**Set exercise**:
Exclude the pictures and return every line exactly as written.

#### Supplied data ####

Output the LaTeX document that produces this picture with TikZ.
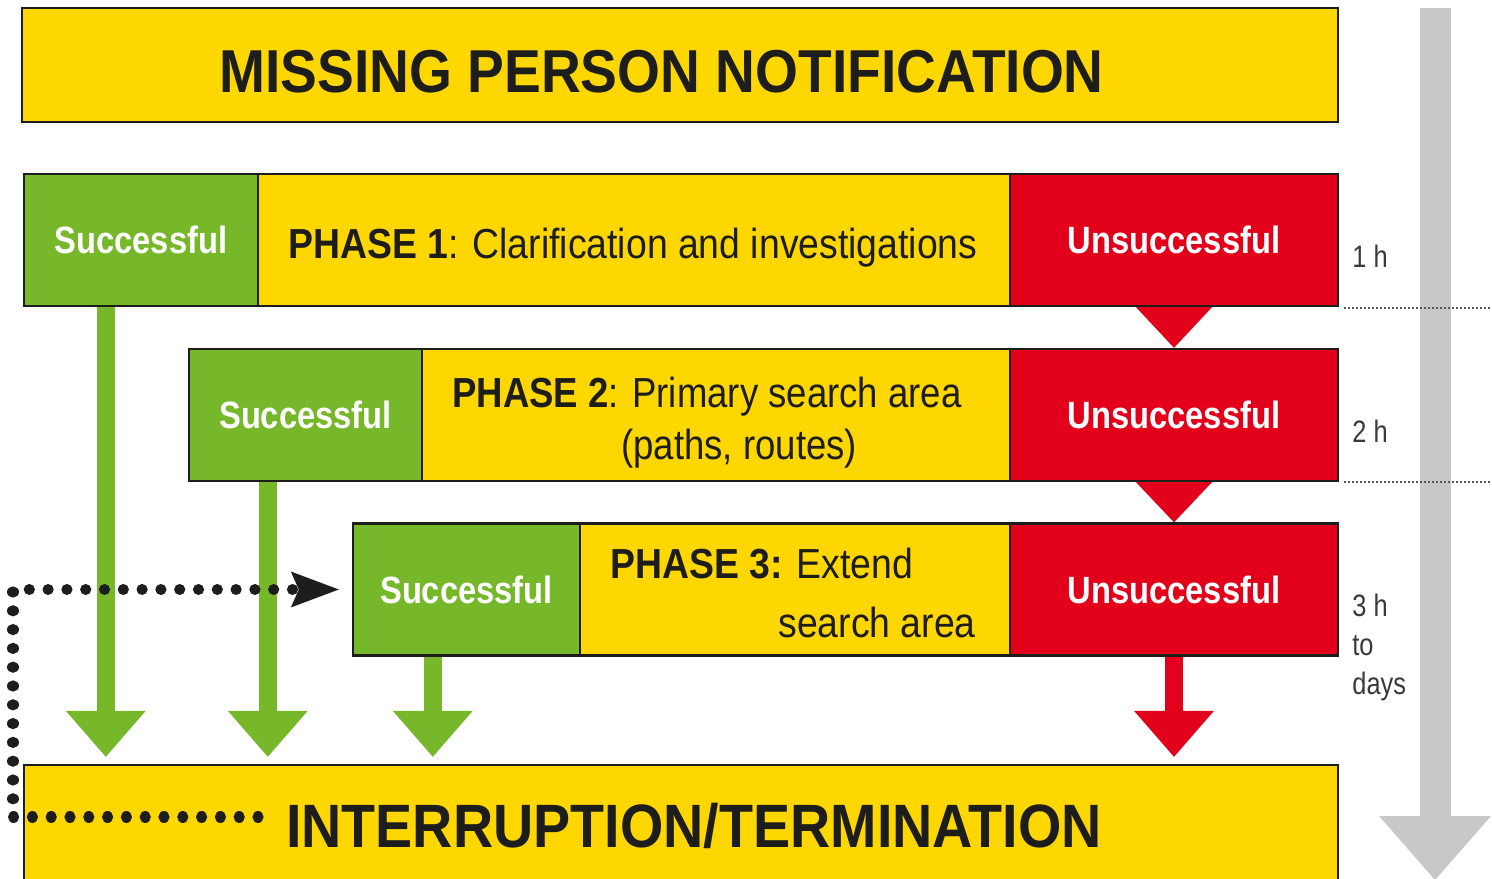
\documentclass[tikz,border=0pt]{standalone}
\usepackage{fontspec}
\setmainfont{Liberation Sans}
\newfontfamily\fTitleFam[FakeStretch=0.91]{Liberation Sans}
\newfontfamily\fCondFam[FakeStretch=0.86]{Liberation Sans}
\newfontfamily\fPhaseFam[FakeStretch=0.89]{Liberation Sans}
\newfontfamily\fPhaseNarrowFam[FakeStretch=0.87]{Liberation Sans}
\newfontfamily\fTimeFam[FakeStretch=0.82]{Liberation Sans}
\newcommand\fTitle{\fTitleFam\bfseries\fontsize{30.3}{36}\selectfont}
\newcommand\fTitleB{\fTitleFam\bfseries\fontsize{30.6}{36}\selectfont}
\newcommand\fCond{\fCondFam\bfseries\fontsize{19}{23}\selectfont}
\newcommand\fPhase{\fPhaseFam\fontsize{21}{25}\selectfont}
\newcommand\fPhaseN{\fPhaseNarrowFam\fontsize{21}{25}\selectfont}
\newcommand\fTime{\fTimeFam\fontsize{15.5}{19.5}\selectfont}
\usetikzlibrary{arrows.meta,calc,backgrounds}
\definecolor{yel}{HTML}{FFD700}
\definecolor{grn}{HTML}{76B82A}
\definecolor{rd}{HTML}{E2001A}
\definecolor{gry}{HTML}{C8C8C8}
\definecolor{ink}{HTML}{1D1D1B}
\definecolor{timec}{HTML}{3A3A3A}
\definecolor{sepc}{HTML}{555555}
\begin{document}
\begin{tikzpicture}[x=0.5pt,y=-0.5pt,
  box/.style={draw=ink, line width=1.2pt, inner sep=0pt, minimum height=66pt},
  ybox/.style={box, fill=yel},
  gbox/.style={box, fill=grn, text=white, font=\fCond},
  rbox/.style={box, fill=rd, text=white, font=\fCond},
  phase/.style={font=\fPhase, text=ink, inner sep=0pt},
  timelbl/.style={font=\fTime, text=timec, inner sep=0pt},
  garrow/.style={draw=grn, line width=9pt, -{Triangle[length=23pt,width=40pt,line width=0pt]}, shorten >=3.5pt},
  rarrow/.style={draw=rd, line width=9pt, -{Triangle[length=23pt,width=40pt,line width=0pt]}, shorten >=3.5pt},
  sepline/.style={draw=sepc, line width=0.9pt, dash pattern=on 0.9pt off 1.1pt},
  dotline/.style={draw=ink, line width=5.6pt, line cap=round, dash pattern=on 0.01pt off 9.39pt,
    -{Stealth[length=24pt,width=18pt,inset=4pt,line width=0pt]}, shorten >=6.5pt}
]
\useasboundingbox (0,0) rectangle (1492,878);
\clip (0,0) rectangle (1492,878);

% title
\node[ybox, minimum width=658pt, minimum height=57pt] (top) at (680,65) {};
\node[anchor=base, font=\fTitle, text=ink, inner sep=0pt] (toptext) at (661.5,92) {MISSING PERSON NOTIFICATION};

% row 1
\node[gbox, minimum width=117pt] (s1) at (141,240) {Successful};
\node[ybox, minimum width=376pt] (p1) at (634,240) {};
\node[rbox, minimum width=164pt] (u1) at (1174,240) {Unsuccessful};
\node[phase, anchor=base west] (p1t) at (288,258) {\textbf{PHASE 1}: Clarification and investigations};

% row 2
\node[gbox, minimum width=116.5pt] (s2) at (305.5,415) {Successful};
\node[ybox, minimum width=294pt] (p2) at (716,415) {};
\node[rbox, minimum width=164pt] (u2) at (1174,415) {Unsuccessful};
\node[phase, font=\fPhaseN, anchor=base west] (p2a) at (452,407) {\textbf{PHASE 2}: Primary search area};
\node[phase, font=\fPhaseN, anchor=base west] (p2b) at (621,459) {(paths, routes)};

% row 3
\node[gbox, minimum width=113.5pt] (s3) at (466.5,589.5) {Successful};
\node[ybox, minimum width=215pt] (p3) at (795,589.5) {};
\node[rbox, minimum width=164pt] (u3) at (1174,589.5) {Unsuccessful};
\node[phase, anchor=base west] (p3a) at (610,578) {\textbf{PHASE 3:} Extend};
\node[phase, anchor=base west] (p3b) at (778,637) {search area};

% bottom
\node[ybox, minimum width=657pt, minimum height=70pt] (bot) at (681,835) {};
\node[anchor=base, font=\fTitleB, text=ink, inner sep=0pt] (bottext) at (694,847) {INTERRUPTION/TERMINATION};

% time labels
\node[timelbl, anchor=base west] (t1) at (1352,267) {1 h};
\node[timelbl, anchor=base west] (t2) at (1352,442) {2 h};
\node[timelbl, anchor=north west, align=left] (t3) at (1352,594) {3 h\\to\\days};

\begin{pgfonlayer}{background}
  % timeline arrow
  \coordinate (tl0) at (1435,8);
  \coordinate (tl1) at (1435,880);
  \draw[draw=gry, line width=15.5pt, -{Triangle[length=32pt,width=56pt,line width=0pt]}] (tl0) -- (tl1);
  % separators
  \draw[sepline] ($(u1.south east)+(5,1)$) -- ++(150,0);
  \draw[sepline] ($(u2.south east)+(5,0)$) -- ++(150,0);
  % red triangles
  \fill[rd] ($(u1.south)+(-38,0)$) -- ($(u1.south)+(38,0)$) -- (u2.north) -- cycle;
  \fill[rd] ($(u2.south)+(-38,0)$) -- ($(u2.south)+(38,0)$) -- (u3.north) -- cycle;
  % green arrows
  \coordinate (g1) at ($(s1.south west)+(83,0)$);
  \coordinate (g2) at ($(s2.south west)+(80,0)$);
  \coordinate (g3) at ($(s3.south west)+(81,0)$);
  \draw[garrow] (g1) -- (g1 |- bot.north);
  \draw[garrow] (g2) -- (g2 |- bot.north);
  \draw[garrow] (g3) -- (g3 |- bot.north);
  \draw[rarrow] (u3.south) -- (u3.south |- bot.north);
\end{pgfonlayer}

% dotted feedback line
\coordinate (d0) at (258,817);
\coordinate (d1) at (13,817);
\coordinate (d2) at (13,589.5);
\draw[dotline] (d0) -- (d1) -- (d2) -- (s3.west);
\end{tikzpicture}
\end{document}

####

**The output**:
Output the LaTeX document that produces this picture with TikZ.
\documentclass[tikz,border=0pt]{standalone}
\usepackage{fontspec}
\setmainfont{Liberation Sans}
\newfontfamily\fTitleFam[FakeStretch=0.91]{Liberation Sans}
\newfontfamily\fCondFam[FakeStretch=0.86]{Liberation Sans}
\newfontfamily\fPhaseFam[FakeStretch=0.89]{Liberation Sans}
\newfontfamily\fPhaseNarrowFam[FakeStretch=0.87]{Liberation Sans}
\newfontfamily\fTimeFam[FakeStretch=0.82]{Liberation Sans}
\newcommand\fTitle{\fTitleFam\bfseries\fontsize{30.3}{36}\selectfont}
\newcommand\fTitleB{\fTitleFam\bfseries\fontsize{30.6}{36}\selectfont}
\newcommand\fCond{\fCondFam\bfseries\fontsize{19}{23}\selectfont}
\newcommand\fPhase{\fPhaseFam\fontsize{21}{25}\selectfont}
\newcommand\fPhaseN{\fPhaseNarrowFam\fontsize{21}{25}\selectfont}
\newcommand\fTime{\fTimeFam\fontsize{15.5}{19.5}\selectfont}
\usetikzlibrary{arrows.meta,calc,backgrounds}
\definecolor{yel}{HTML}{FFD700}
\definecolor{grn}{HTML}{76B82A}
\definecolor{rd}{HTML}{E2001A}
\definecolor{gry}{HTML}{C8C8C8}
\definecolor{ink}{HTML}{1D1D1B}
\definecolor{timec}{HTML}{3A3A3A}
\definecolor{sepc}{HTML}{555555}
\begin{document}
\begin{tikzpicture}[x=0.5pt,y=-0.5pt,
  box/.style={draw=ink, line width=1.2pt, inner sep=0pt, minimum height=66pt},
  ybox/.style={box, fill=yel},
  gbox/.style={box, fill=grn, text=white, font=\fCond},
  rbox/.style={box, fill=rd, text=white, font=\fCond},
  phase/.style={font=\fPhase, text=ink, inner sep=0pt},
  timelbl/.style={font=\fTime, text=timec, inner sep=0pt},
  garrow/.style={draw=grn, line width=9pt, -{Triangle[length=23pt,width=40pt,line width=0pt]}, shorten >=3.5pt},
  rarrow/.style={draw=rd, line width=9pt, -{Triangle[length=23pt,width=40pt,line width=0pt]}, shorten >=3.5pt},
  sepline/.style={draw=sepc, line width=0.9pt, dash pattern=on 0.9pt off 1.1pt},
  dotline/.style={draw=ink, line width=5.6pt, line cap=round, dash pattern=on 0.01pt off 9.39pt,
    -{Stealth[length=24pt,width=18pt,inset=4pt,line width=0pt]}, shorten >=6.5pt}
]
\useasboundingbox (0,0) rectangle (1492,878);
\clip (0,0) rectangle (1492,878);

% title
\node[ybox, minimum width=658pt, minimum height=57pt] (top) at (680,65) {};
\node[anchor=base, font=\fTitle, text=ink, inner sep=0pt] (toptext) at (661.5,92) {MISSING PERSON NOTIFICATION};

% row 1
\node[gbox, minimum width=117pt] (s1) at (141,240) {Successful};
\node[ybox, minimum width=376pt] (p1) at (634,240) {};
\node[rbox, minimum width=164pt] (u1) at (1174,240) {Unsuccessful};
\node[phase, anchor=base west] (p1t) at (288,258) {\textbf{PHASE 1}: Clarification and investigations};

% row 2
\node[gbox, minimum width=116.5pt] (s2) at (305.5,415) {Successful};
\node[ybox, minimum width=294pt] (p2) at (716,415) {};
\node[rbox, minimum width=164pt] (u2) at (1174,415) {Unsuccessful};
\node[phase, font=\fPhaseN, anchor=base west] (p2a) at (452,407) {\textbf{PHASE 2}: Primary search area};
\node[phase, font=\fPhaseN, anchor=base west] (p2b) at (621,459) {(paths, routes)};

% row 3
\node[gbox, minimum width=113.5pt] (s3) at (466.5,589.5) {Successful};
\node[ybox, minimum width=215pt] (p3) at (795,589.5) {};
\node[rbox, minimum width=164pt] (u3) at (1174,589.5) {Unsuccessful};
\node[phase, anchor=base west] (p3a) at (610,578) {\textbf{PHASE 3:} Extend};
\node[phase, anchor=base west] (p3b) at (778,637) {search area};

% bottom
\node[ybox, minimum width=657pt, minimum height=70pt] (bot) at (681,835) {};
\node[anchor=base, font=\fTitleB, text=ink, inner sep=0pt] (bottext) at (694,847) {INTERRUPTION/TERMINATION};

% time labels
\node[timelbl, anchor=base west] (t1) at (1352,267) {1 h};
\node[timelbl, anchor=base west] (t2) at (1352,442) {2 h};
\node[timelbl, anchor=north west, align=left] (t3) at (1352,594) {3 h\\to\\days};

\begin{pgfonlayer}{background}
  % timeline arrow
  \coordinate (tl0) at (1435,8);
  \coordinate (tl1) at (1435,880);
  \draw[draw=gry, line width=15.5pt, -{Triangle[length=32pt,width=56pt,line width=0pt]}] (tl0) -- (tl1);
  % separators
  \draw[sepline] ($(u1.south east)+(5,1)$) -- ++(150,0);
  \draw[sepline] ($(u2.south east)+(5,0)$) -- ++(150,0);
  % red triangles
  \fill[rd] ($(u1.south)+(-38,0)$) -- ($(u1.south)+(38,0)$) -- (u2.north) -- cycle;
  \fill[rd] ($(u2.south)+(-38,0)$) -- ($(u2.south)+(38,0)$) -- (u3.north) -- cycle;
  % green arrows
  \coordinate (g1) at ($(s1.south west)+(83,0)$);
  \coordinate (g2) at ($(s2.south west)+(80,0)$);
  \coordinate (g3) at ($(s3.south west)+(81,0)$);
  \draw[garrow] (g1) -- (g1 |- bot.north);
  \draw[garrow] (g2) -- (g2 |- bot.north);
  \draw[garrow] (g3) -- (g3 |- bot.north);
  \draw[rarrow] (u3.south) -- (u3.south |- bot.north);
\end{pgfonlayer}

% dotted feedback line
\coordinate (d0) at (258,817);
\coordinate (d1) at (13,817);
\coordinate (d2) at (13,589.5);
\draw[dotline] (d0) -- (d1) -- (d2) -- (s3.west);
\end{tikzpicture}
\end{document}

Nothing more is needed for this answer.